Not safely, no. AI tools dramatically reduce the hours required, but someone still needs to make privilege calls, manage custodians, negotiate with opposing counsel, and take responsibility for production completeness. For a firm doing active litigation, cutting to zero paralegal support and relying on AI alone creates real malpractice exposure. The realistic outcome is one paralegal doing the work that previously required two.
What's the minimum size matter where AI-assisted review makes financial sense?
Most e-discovery platforms charge per gigabyte of data processed. At Logikcull's rates, a matter with under 5GB of data (roughly 50,000 documents) may cost more to run through a platform than to review manually. The break-even is typically around 10,000-20,000 documents — below that, a paralegal with a good document management system is often cheaper.
Will AI-generated privilege logs hold up if opposing counsel challenges them?
They can, but only if an attorney or senior paralegal reviews and certifies the log before production. AI-drafted logs have the same standing as any other log — what matters is whether the entries are accurate and the privilege basis is defensible. Treat AI output as a first draft that requires human sign-off, not a finished work product.
How long does it take to implement a tool like Logikcull or Everlaw in a small firm?
Logikcull is genuinely self-service — a paralegal can upload documents and run a basic review workflow within a day. Everlaw has more capability but requires 2-4 weeks of onboarding to use predictive coding effectively. Neither requires IT infrastructure. The real time cost is training your paralegal to trust and validate AI-ranked document sets, which takes 2-3 matters to get comfortable.
Does using AI for document review create any ethical or bar compliance issues?

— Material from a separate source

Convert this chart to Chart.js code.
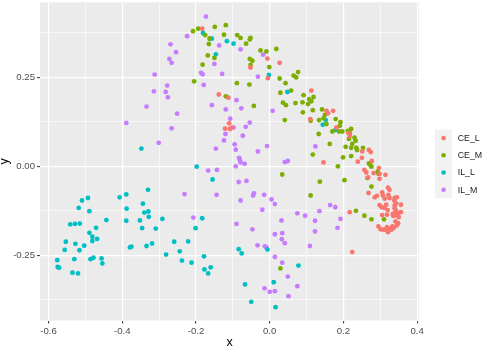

Yes, and you need to check your state bar's guidance. Most state bars now have formal opinions on AI use in legal practice — the consistent requirement is that a licensed attorney must supervise AI output and take responsibility for its accuracy. Using TAR for document review is well-established and courts have accepted it for years, but you should document your methodology in case it's challenged, and confirm your malpractice carrier is aware of your AI tooling.